WRITTEN TASK:
Write out each line that follows exactly as it stands, without the pictures.

DATA PROVIDED:
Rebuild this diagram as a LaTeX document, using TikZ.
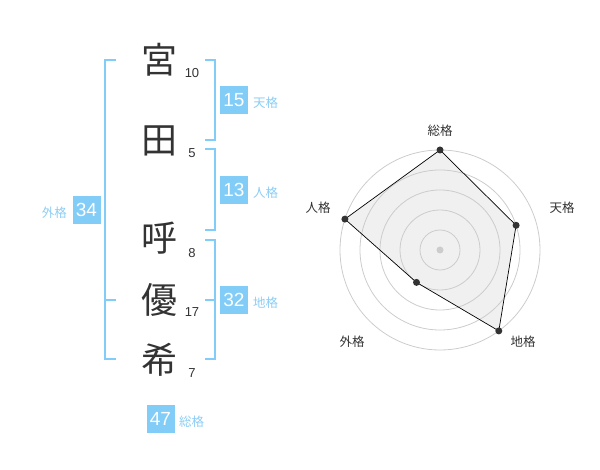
\documentclass[tikz,border=0pt]{standalone}
\usepackage{fontspec}
\setmainfont{Liberation Sans}
\newfontfamily\jp{Noto Sans CJK JP}
\definecolor{kblue}{RGB}{130,204,248}
\definecolor{klabel}{RGB}{140,205,245}
\definecolor{kdark}{RGB}{51,51,51}
\definecolor{kring}{RGB}{204,204,204}
\begin{document}
\begin{tikzpicture}[x=1pt,y=-1pt,
  kanji/.style={font=\jp\fontsize{36}{36}\selectfont, text=kdark, inner sep=0pt},
  strokes/.style={font=\fontsize{13}{13}\selectfont, text=kdark, inner sep=0pt},
  valbox/.style={fill=kblue, text=white, minimum size=28pt, inner sep=0pt, font=\fontsize{19}{19}\selectfont},
  kaku/.style={font=\jp\fontsize{12.5}{12.5}\selectfont, text=klabel, inner sep=0pt},
  brk/.style={draw=kblue, line width=2pt},
  ring/.style={draw=kring, line width=0.8pt},
  axlabel/.style={font=\jp\fontsize{12.5}{12.5}\selectfont, text=kdark, inner sep=0pt},
  pt/.style={circle, fill=kdark, minimum size=7pt, inner sep=0pt}
]
\useasboundingbox (0,0) rectangle (600,470);
% kanji
\node[kanji] (k1) at (159,60) {宮};
\node[kanji] (k2) at (159,141) {田};
\node[kanji] (k3) at (159,238) {呼};
\node[kanji] (k4) at (159,300) {優};
\node[kanji] (k5) at (159,360) {希};
% stroke counts
\node[strokes] (s1) at (192,73) {10};
\node[strokes] (s2) at (192,153) {5};
\node[strokes] (s3) at (192,253) {8};
\node[strokes] (s4) at (192,312) {17};
\node[strokes] (s5) at (192,373) {7};
% brackets
\draw[brk] (205,60) -- (215,60) -- (215,140) -- (205,140);
\draw[brk] (205,149) -- (215,149) -- (215,230) -- (205,230);
\draw[brk] (205,240) -- (215,240) -- (215,359) -- (205,359);
\draw[brk] (205,300) -- (215,300);
\draw[brk] (116,60) -- (105,60) -- (105,359) -- (116,359);
\draw[brk] (105,300) -- (116,300);
% values
\node[valbox] (v1) at (234,100) {15};
\node[kaku, anchor=west] (l1) at (253,103) {天格};
\node[valbox] (v2) at (234,190) {13};
\node[kaku, anchor=west] (l2) at (253,193) {人格};
\node[valbox] (v3) at (234,300) {32};
\node[kaku, anchor=west] (l3) at (253,303) {地格};
\node[valbox] (v4) at (86.5,210) {34};
\node[kaku, anchor=east] (l4) at (67,213) {外格};
\node[valbox] (v5) at (160.5,419) {47};
\node[kaku, anchor=west] (l5) at (179,422) {総格};
% radar
\coordinate (c) at (440,250);
\foreach \r in {20,40,60,80,100} \draw[ring] (c) circle[radius=\r];
\fill[kring] (c) circle[radius=3.5];
\coordinate (pS) at (440,150);
\coordinate (pT) at (516.1,225.3);
\coordinate (pC) at (498.8,330.9);
\coordinate (pG) at (416.5,282.4);
\coordinate (pJ) at (344.9,219.1);
\draw[fill=black!20, fill opacity=0.3, draw=black, line width=0.7pt] (pS) -- (pT) -- (pC) -- (pG) -- (pJ) -- cycle;
\foreach \p in {pS,pT,pC,pG,pJ} \node[pt] at (\p) {};
\node[axlabel] (aS) at (440,131) {総格};
\node[axlabel] (aT) at (562,208) {天格};
\node[axlabel] (aC) at (523,342) {地格};
\node[axlabel] (aG) at (352,342) {外格};
\node[axlabel] (aJ) at (318,208) {人格};
\end{tikzpicture}
\end{document}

RESULT OF THIS EXERCISE:
Rebuild this diagram as a LaTeX document, using TikZ.
\documentclass[tikz,border=0pt]{standalone}
\usepackage{fontspec}
\setmainfont{Liberation Sans}
\newfontfamily\jp{Noto Sans CJK JP}
\definecolor{kblue}{RGB}{130,204,248}
\definecolor{klabel}{RGB}{140,205,245}
\definecolor{kdark}{RGB}{51,51,51}
\definecolor{kring}{RGB}{204,204,204}
\begin{document}
\begin{tikzpicture}[x=1pt,y=-1pt,
  kanji/.style={font=\jp\fontsize{36}{36}\selectfont, text=kdark, inner sep=0pt},
  strokes/.style={font=\fontsize{13}{13}\selectfont, text=kdark, inner sep=0pt},
  valbox/.style={fill=kblue, text=white, minimum size=28pt, inner sep=0pt, font=\fontsize{19}{19}\selectfont},
  kaku/.style={font=\jp\fontsize{12.5}{12.5}\selectfont, text=klabel, inner sep=0pt},
  brk/.style={draw=kblue, line width=2pt},
  ring/.style={draw=kring, line width=0.8pt},
  axlabel/.style={font=\jp\fontsize{12.5}{12.5}\selectfont, text=kdark, inner sep=0pt},
  pt/.style={circle, fill=kdark, minimum size=7pt, inner sep=0pt}
]
\useasboundingbox (0,0) rectangle (600,470);
% kanji
\node[kanji] (k1) at (159,60) {宮};
\node[kanji] (k2) at (159,141) {田};
\node[kanji] (k3) at (159,238) {呼};
\node[kanji] (k4) at (159,300) {優};
\node[kanji] (k5) at (159,360) {希};
% stroke counts
\node[strokes] (s1) at (192,73) {10};
\node[strokes] (s2) at (192,153) {5};
\node[strokes] (s3) at (192,253) {8};
\node[strokes] (s4) at (192,312) {17};
\node[strokes] (s5) at (192,373) {7};
% brackets
\draw[brk] (205,60) -- (215,60) -- (215,140) -- (205,140);
\draw[brk] (205,149) -- (215,149) -- (215,230) -- (205,230);
\draw[brk] (205,240) -- (215,240) -- (215,359) -- (205,359);
\draw[brk] (205,300) -- (215,300);
\draw[brk] (116,60) -- (105,60) -- (105,359) -- (116,359);
\draw[brk] (105,300) -- (116,300);
% values
\node[valbox] (v1) at (234,100) {15};
\node[kaku, anchor=west] (l1) at (253,103) {天格};
\node[valbox] (v2) at (234,190) {13};
\node[kaku, anchor=west] (l2) at (253,193) {人格};
\node[valbox] (v3) at (234,300) {32};
\node[kaku, anchor=west] (l3) at (253,303) {地格};
\node[valbox] (v4) at (86.5,210) {34};
\node[kaku, anchor=east] (l4) at (67,213) {外格};
\node[valbox] (v5) at (160.5,419) {47};
\node[kaku, anchor=west] (l5) at (179,422) {総格};
% radar
\coordinate (c) at (440,250);
\foreach \r in {20,40,60,80,100} \draw[ring] (c) circle[radius=\r];
\fill[kring] (c) circle[radius=3.5];
\coordinate (pS) at (440,150);
\coordinate (pT) at (516.1,225.3);
\coordinate (pC) at (498.8,330.9);
\coordinate (pG) at (416.5,282.4);
\coordinate (pJ) at (344.9,219.1);
\draw[fill=black!20, fill opacity=0.3, draw=black, line width=0.7pt] (pS) -- (pT) -- (pC) -- (pG) -- (pJ) -- cycle;
\foreach \p in {pS,pT,pC,pG,pJ} \node[pt] at (\p) {};
\node[axlabel] (aS) at (440,131) {総格};
\node[axlabel] (aT) at (562,208) {天格};
\node[axlabel] (aC) at (523,342) {地格};
\node[axlabel] (aG) at (352,342) {外格};
\node[axlabel] (aJ) at (318,208) {人格};
\end{tikzpicture}
\end{document}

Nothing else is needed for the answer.